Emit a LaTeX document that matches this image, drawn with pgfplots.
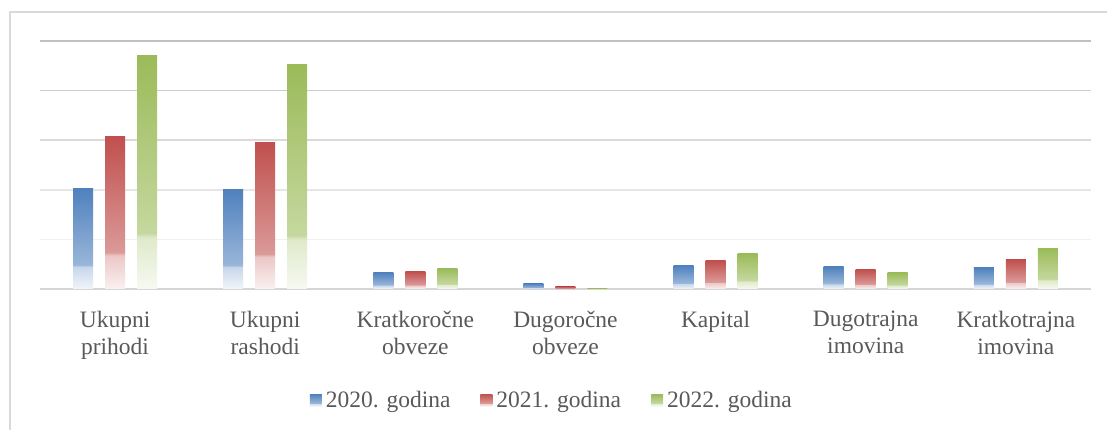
\documentclass[border=0pt]{standalone}
\usepackage{pgfplots}
\pgfplotsset{compat=1.18}
\usepackage{fontspec}
\setmainfont{Liberation Serif}
\definecolor{cb}{HTML}{4F81BD}
\definecolor{cr}{HTML}{C0504D}
\definecolor{cg}{HTML}{9BBB59}
\definecolor{txt}{HTML}{595959}
\colorlet{cbA}{cb!8!white}\colorlet{cbB}{cb!32!white}\colorlet{cbC}{cb!58!white}
\colorlet{crA}{cr!8!white}\colorlet{crB}{cr!32!white}\colorlet{crC}{cr!58!white}
\colorlet{cgA}{cg!8!white}\colorlet{cgB}{cg!32!white}\colorlet{cgC}{cg!58!white}
\pgfdeclareverticalshading{shb}{100bp}{color(0bp)=(cbA); color(25bp)=(cbA); color(36bp)=(cbB); color(37bp)=(cbC); color(75bp)=(cb); color(100bp)=(cb)}
\pgfdeclareverticalshading{shr}{100bp}{color(0bp)=(crA); color(25bp)=(crA); color(36bp)=(crB); color(37bp)=(crC); color(75bp)=(cr); color(100bp)=(cr)}
\pgfdeclareverticalshading{shg}{100bp}{color(0bp)=(cgA); color(25bp)=(cgA); color(36bp)=(cgB); color(37bp)=(cgC); color(75bp)=(cg); color(100bp)=(cg)}
\pgfplotsset{
  bB/.style={draw=none, shade, shading=shb, bar shift=-32bp, forget plot},
  bR/.style={draw=none, shade, shading=shr, bar shift=0bp, forget plot},
  bG/.style={draw=none, shade, shading=shg, bar shift=32bp, forget plot},
}
\begin{document}
\begin{tikzpicture}
\useasboundingbox (0,0) rectangle (1107bp,430bp);
\draw[color={rgb,255:red,217;green,217;blue,217}, line width=1.5bp] (10bp,0) -- (10bp,418bp) -- (1107bp,418bp);
\begin{axis}[
  at={(40bp,141bp)}, anchor=south west,
  scale only axis, width=1051bp, height=248bp,
  xmin=-0.5, xmax=6.5, ymin=0, ymax=5,
  ybar=12bp, bar width=20bp,
  axis line style={draw=none},
  ytick=\empty,
  xtick={0,1,2,3,4,5,6},
  xtick style={draw=none},
  xticklabels={{Ukupni\\prihodi},{Ukupni\\rashodi},{Kratkoročne\\obveze},{Dugoročne\\obveze},{Kapital},{Dugotrajna\\imovina},{Kratkotrajna\\imovina}},
  xticklabel style={align=center, font=\fontsize{23.5bp}{27bp}\selectfont, text=txt, yshift=-14bp},
  legend style={draw=none, fill=none, at={(0.487,-0.4476)}, anchor=center,
    font=\fontsize{23.5bp}{27bp}\selectfont, text=txt,
    /tikz/every even column/.append style={column sep=28bp},
    /tikz/every odd column/.append style={column sep=2bp}},
  legend columns=3,
  clip=false,
]
\draw[color={rgb,255:red,240;green,240;blue,240}, line width=1.5bp] (axis cs:-0.5,1) -- (axis cs:6.5,1);
\draw[color={rgb,255:red,230;green,230;blue,230}, line width=1.5bp] (axis cs:-0.5,2) -- (axis cs:6.5,2);
\draw[color={rgb,255:red,218;green,218;blue,218}, line width=1.5bp] (axis cs:-0.5,3) -- (axis cs:6.5,3);
\draw[color={rgb,255:red,204;green,204;blue,204}, line width=1.5bp] (axis cs:-0.5,4) -- (axis cs:6.5,4);
\draw[color={rgb,255:red,192;green,192;blue,192}, line width=1.5bp] (axis cs:-0.5,5) -- (axis cs:6.5,5);
\draw[color={rgb,255:red,214;green,214;blue,214}, line width=1.5bp] (axis cs:-0.5,0) -- (axis cs:6.5,0);
% 2020. godina
\addplot[bB] coordinates {(0,2.03)};
\addplot[bB] coordinates {(1,2.01)};
\addplot[bB] coordinates {(2,0.33)};
\addplot[bB] coordinates {(3,0.11)};
\addplot[bB] coordinates {(4,0.47)};
\addplot[bB] coordinates {(5,0.45)};
\addplot[bB] coordinates {(6,0.43)};
% 2021. godina
\addplot[bR] coordinates {(0,3.08)};
\addplot[bR] coordinates {(1,2.96)};
\addplot[bR] coordinates {(2,0.35)};
\addplot[bR] coordinates {(3,0.05)};
\addplot[bR] coordinates {(4,0.57)};
\addplot[bR] coordinates {(5,0.39)};
\addplot[bR] coordinates {(6,0.59)};
% 2022. godina
\addplot[bG] coordinates {(0,4.71)};
\addplot[bG] coordinates {(1,4.53)};
\addplot[bG] coordinates {(2,0.41)};
\addplot[bG] coordinates {(3,0.015)};
\addplot[bG] coordinates {(4,0.71)};
\addplot[bG] coordinates {(5,0.33)};
\addplot[bG] coordinates {(6,0.81)};
\addlegendimage{draw=none, legend image code/.code={\shade[draw=none, shading=shb] (0bp,-6bp) rectangle (12bp,6bp);}}
\addlegendentry{2020. godina}
\addlegendimage{draw=none, legend image code/.code={\shade[draw=none, shading=shr] (0bp,-6bp) rectangle (12bp,6bp);}}
\addlegendentry{2021. godina}
\addlegendimage{draw=none, legend image code/.code={\shade[draw=none, shading=shg] (0bp,-6bp) rectangle (12bp,6bp);}}
\addlegendentry{2022. godina}
\end{axis}
\end{tikzpicture}
\end{document}
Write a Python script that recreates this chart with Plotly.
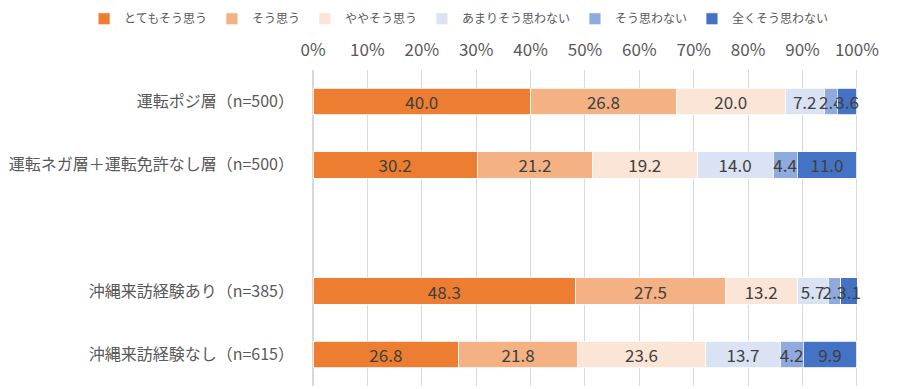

**Instruction:**
Copy each line of the listing in which the word "that" can be found.

**Solution for this task:**
Emit a LaTeX document that matches this image, drawn with pgfplots.
Write a Python script that recreates this chart with Plotly.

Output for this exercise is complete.